Pricing Discretely Monitored Barrier Options under Markov Processes through Markov Chain Approximation

Abstract

The authors propose an explicit closed-form approximation formula for the price of discretely monitored single or double barrier options with an underlying asset that evolves according to a one-dimensional Markov process, which includes diffusion and jump-diffusion processes. The prices and Greeks of a discretely monitored double barrier option are explicitly expressed in terms of rudimentary matrix operations. In addition, this framework may be extended to include additional features of barrier options often encountered in practice—for example, time-dependent barriers and nonuniform monitoring time intervals. They provide numerical examples to demonstrate the accuracy and efficiency of the proposed formula as well as its ability to reproduce existing benchmark results in the relevant literature in a unified framework.
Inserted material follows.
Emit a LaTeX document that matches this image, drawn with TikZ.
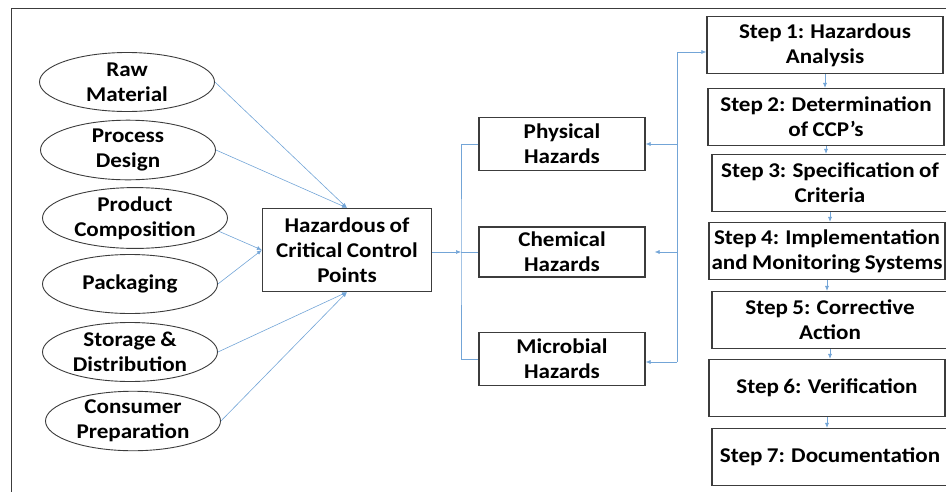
\documentclass[tikz,border=0pt]{standalone}
\usepackage{fontspec}
\setmainfont{Carlito}[FakeStretch=1.1, WordSpace=0.85]
\usetikzlibrary{shapes.geometric,arrows.meta}
\definecolor{linkblue}{RGB}{115,165,215}
\definecolor{boxgray}{RGB}{60,60,60}
\tikzset{
  txt/.style={align=center, font=\bfseries\fontsize{21}{25}\selectfont},
  source/.style={txt, ellipse, draw=boxgray, line width=0.9pt, minimum width=175pt, minimum height=59pt, inner sep=0pt},
  box/.style={txt, rectangle, draw=boxgray, line width=1.2pt, inner sep=0pt},
  stepbox/.style={box, minimum width=236pt, minimum height=57pt},
  hazbox/.style={box, minimum width=166pt, minimum height=53pt},
  link/.style={draw=linkblue, line width=0.6pt},
  arr/.style={link, -{Latex[length=5pt,width=4pt]}}
}
\begin{document}
\begin{tikzpicture}[x=1pt, y=-1pt]
\useasboundingbox (0,0) rectangle (946,491);
\clip (0,0) rectangle (946,491);
\draw[boxgray, line width=1pt] (11,8) rectangle (960,500);

% sources
\node[source] (raw) at (127,82) {Raw\\Material};
\node[source] (proc) at (128,150) {Process\\Design};
\node[source, minimum width=185pt] (comp) at (135,218) {Product\\Composition};
\node[source] (pack) at (130,284) {Packaging};
\node[source] (stor) at (130,352) {Storage \&\\Distribution};
\node[source] (cons) at (133,421) {Consumer\\Preparation};

\node[box, minimum width=169pt, minimum height=83pt] (ccp) at (347,250) {Hazardous of\\Critical Control\\Points};

% hazards
\node[hazbox] (phys) at (562,144) {Physical\\Hazards};
\node[hazbox, minimum height=50pt] (chem) at (562,252) {Chemical\\Hazards};
\node[hazbox] (micro) at (562,359) {Microbial\\Hazards};

% steps
\node[stepbox] (s1) at (825,45) {Step 1: Hazardous\\Analysis};
\node[stepbox] (s2) at (826,117) {Step 2: Determination\\of CCP’s};
\node[stepbox] (s3) at (830,183) {Step 3: Specification of\\Criteria};
\node[stepbox] (s4) at (827,251) {Step 4: Implementation\\and Monitoring Systems};
\node[stepbox] (s5) at (830,320) {Step 5: Corrective\\Action};
\node[stepbox] (s6) at (827,388) {Step 6: Verification};
\node[stepbox] (s7) at (830,457) {Step 7: Documentation};

\coordinate (lbus) at (461,252);
\coordinate (rtop) at (677,52);
\coordinate (rbot) at (677,362);

\draw[arr] (raw.east) -- (ccp.north);
\draw[arr] (proc.east) -- (ccp.north);
\draw[arr] (comp.-9) -- (ccp.west);
\draw[arr] (pack.east) -- (ccp.west);
\draw[arr] (stor.east) -- (ccp.south);
\draw[arr] (cons.east) -- (ccp.south);

\draw[arr] (ccp.east |- lbus) -- (lbus);
\draw[link] (phys.west) -| (lbus) |- (micro.west);
\draw[link] (lbus) -- (chem.west);

\draw[link] (rtop) -- (rbot);
\draw[arr] (rtop) -- (rtop -| s1.west);
\draw[arr] (rtop |- phys.east) -- (phys.east);
\draw[arr, shorten >=9pt] (rtop |- chem.east) -- (chem.east);
\draw[arr] (rbot) -- (rbot -| micro.east);

\foreach \a/\b in {s1/s2, s2/s3, s3/s4, s4/s5, s5/s6, s6/s7}
  \draw[arr] (\a.south) -- (\a.south |- \b.north);
\end{tikzpicture}
\end{document}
TOPICS: Derivatives, options

Key Findings

• ▪ Markov chain approximations to stochastic processes are used to develop a simple closed-form pricing formula for discretely monitored barrier options.

• ▪ This article explores price and Greek computations within the constant elasticity of a variance model and Merton’s and Kou’s jump-diffusions models.

• ▪ Numerical examples are provided to demonstrate the robustness and accuracy of the pricing technique, both to recreate specialized results in related barrier option literature and to extend to multiple novel settings.